• _AIM OF THE TASK_
Begin with the first line of the material and copy each line word for word through the line that contains "import plotly.graph_objects as go"; the pictures are left out.

========================================================================

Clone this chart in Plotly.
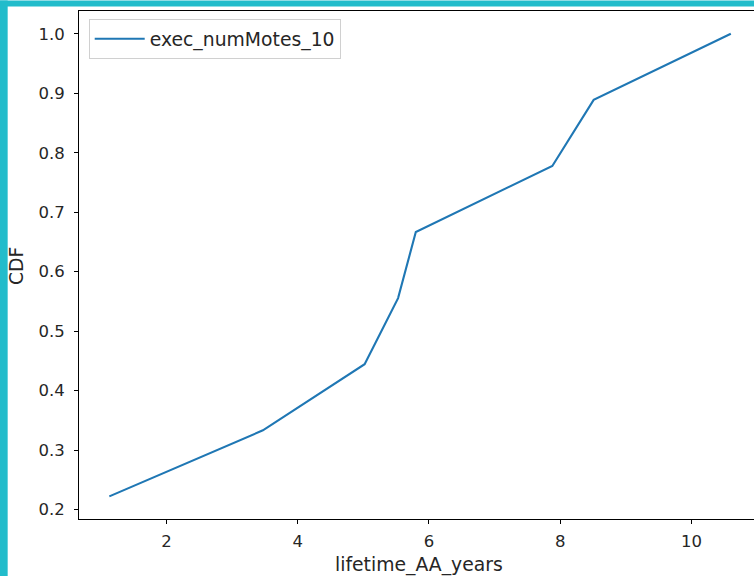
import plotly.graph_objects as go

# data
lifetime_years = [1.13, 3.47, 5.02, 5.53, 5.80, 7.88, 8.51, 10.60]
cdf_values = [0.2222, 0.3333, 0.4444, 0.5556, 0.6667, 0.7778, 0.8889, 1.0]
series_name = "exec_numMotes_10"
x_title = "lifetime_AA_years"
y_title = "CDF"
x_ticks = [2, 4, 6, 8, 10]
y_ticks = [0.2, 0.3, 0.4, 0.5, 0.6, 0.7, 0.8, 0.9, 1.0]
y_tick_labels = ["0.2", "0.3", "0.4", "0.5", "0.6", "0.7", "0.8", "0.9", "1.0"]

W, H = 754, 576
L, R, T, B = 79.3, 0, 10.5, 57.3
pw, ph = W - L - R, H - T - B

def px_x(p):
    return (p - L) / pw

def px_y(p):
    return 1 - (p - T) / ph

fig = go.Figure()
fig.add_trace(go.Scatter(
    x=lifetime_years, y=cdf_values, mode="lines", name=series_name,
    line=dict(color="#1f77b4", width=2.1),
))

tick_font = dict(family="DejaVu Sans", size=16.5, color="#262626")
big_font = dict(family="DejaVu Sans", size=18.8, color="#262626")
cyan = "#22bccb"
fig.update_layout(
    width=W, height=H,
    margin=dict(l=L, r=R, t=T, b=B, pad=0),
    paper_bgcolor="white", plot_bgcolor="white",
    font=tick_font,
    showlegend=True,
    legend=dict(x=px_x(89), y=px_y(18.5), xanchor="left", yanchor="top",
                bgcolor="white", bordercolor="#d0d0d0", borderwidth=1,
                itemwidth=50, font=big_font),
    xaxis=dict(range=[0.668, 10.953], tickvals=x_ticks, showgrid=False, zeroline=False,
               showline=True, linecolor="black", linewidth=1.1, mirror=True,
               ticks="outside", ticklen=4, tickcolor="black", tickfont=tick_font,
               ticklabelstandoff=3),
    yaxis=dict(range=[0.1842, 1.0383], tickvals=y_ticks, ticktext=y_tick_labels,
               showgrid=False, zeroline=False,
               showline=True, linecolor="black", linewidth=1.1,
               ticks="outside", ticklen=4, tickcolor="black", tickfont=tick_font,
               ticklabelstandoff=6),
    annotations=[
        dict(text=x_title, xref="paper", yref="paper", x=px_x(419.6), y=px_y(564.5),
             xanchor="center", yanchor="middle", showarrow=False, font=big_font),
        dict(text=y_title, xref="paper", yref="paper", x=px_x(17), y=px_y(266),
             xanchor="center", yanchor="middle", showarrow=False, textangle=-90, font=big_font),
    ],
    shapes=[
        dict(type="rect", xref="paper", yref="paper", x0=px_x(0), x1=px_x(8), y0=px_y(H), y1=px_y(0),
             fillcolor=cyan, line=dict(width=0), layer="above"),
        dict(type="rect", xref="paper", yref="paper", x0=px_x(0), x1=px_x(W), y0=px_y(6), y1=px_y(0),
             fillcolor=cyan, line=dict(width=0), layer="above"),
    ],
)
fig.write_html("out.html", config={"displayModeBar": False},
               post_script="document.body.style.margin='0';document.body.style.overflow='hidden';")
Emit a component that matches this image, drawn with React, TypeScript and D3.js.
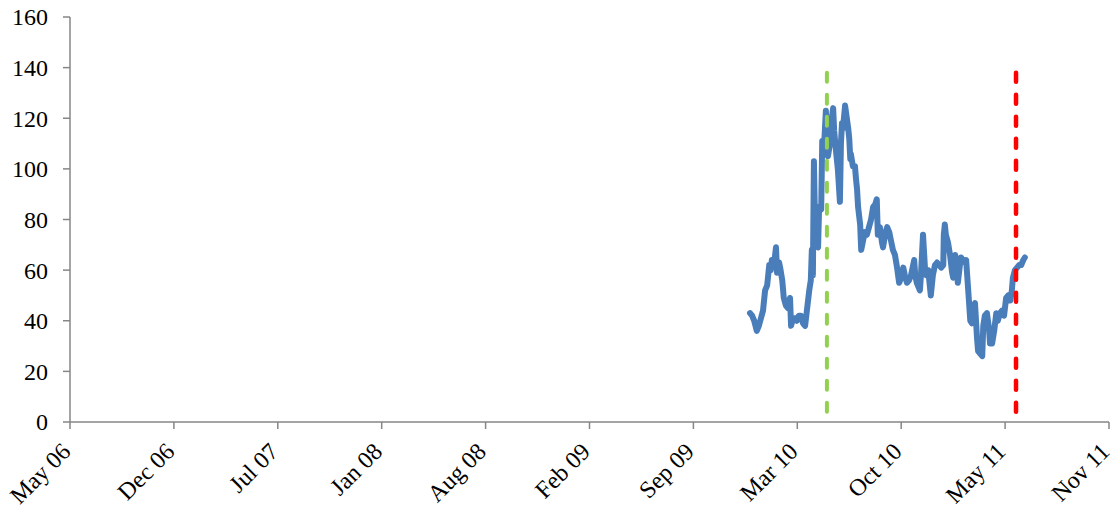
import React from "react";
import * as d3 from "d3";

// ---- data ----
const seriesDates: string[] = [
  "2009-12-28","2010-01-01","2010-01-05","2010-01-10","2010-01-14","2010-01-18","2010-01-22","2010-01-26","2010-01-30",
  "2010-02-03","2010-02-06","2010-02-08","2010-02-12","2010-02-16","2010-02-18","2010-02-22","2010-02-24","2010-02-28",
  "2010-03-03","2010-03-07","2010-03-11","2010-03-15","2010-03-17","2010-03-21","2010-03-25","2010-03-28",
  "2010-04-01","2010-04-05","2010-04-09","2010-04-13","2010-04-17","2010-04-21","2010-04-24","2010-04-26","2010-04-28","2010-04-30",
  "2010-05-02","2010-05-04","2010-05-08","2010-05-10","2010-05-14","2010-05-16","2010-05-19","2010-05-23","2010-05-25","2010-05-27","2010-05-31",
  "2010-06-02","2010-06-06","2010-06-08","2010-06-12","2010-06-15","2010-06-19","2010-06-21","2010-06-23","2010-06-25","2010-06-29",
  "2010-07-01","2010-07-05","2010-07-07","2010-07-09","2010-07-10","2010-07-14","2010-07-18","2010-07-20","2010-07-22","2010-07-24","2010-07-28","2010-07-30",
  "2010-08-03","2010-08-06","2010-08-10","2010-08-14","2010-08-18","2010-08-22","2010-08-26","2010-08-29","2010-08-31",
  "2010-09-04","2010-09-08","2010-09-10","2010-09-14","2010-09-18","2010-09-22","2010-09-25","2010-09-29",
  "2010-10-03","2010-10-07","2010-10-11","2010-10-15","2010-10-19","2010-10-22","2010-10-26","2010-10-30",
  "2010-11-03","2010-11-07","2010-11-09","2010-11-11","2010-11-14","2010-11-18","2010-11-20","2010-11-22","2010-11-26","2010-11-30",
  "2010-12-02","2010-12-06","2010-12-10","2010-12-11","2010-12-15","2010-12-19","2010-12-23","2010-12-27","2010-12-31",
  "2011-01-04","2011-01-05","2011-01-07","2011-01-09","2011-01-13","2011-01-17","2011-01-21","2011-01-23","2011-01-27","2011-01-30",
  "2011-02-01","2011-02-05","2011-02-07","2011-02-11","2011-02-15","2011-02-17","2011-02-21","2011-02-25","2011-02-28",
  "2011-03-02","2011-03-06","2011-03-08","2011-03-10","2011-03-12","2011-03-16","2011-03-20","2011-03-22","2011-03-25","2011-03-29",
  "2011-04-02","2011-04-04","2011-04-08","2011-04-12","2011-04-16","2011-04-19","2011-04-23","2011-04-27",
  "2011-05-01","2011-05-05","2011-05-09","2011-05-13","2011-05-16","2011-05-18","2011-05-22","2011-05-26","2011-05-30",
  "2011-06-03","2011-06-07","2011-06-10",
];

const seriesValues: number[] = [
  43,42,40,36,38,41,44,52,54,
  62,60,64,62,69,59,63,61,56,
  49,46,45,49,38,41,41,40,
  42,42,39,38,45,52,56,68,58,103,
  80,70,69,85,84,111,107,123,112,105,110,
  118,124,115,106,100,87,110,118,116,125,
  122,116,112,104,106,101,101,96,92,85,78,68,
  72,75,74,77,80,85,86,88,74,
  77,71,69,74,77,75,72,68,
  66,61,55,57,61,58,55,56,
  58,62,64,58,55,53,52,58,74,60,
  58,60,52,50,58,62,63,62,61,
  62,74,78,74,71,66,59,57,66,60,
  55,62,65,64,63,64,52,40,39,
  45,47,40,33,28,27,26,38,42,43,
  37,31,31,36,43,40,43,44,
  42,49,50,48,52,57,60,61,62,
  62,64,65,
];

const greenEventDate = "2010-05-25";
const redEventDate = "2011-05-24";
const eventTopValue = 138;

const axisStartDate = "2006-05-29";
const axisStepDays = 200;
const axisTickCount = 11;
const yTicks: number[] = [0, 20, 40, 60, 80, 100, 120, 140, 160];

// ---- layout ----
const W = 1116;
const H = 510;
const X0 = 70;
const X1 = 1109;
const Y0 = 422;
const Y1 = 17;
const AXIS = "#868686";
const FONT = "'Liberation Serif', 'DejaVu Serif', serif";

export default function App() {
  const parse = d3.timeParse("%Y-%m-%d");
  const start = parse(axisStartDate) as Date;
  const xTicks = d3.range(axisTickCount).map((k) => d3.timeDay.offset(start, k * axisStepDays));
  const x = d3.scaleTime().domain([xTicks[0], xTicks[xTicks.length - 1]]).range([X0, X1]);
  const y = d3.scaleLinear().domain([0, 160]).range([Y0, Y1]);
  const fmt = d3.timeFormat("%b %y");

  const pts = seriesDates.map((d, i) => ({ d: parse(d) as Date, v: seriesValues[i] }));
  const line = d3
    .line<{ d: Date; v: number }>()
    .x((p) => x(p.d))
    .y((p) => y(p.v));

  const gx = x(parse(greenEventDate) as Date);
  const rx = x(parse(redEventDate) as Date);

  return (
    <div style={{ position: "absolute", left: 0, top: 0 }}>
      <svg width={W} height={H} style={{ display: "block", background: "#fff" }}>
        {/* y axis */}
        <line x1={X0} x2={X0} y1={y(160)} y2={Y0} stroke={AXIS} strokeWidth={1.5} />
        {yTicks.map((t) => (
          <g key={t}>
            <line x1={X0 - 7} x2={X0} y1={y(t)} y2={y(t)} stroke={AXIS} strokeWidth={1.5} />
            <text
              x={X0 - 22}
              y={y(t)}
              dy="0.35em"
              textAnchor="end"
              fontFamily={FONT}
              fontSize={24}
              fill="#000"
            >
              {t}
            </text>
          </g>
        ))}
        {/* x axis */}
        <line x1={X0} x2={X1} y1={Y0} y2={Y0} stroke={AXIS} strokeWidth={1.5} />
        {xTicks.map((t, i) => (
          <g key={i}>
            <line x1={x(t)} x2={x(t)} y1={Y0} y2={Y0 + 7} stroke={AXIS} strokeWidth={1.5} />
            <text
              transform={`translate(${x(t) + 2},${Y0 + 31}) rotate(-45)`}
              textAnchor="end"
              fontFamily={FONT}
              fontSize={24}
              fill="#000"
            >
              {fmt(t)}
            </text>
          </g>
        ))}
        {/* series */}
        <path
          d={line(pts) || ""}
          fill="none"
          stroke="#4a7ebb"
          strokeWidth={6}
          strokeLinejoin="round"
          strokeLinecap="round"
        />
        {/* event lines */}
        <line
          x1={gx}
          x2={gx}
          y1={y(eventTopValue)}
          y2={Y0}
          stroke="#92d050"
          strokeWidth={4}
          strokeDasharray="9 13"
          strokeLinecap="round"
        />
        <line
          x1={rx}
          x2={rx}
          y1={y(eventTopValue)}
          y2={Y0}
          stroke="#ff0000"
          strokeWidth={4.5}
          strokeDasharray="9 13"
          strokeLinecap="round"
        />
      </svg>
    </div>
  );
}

========================================================================

• _COMPLETED EXERCISE_
Clone this chart in Plotly.
import plotly.graph_objects as go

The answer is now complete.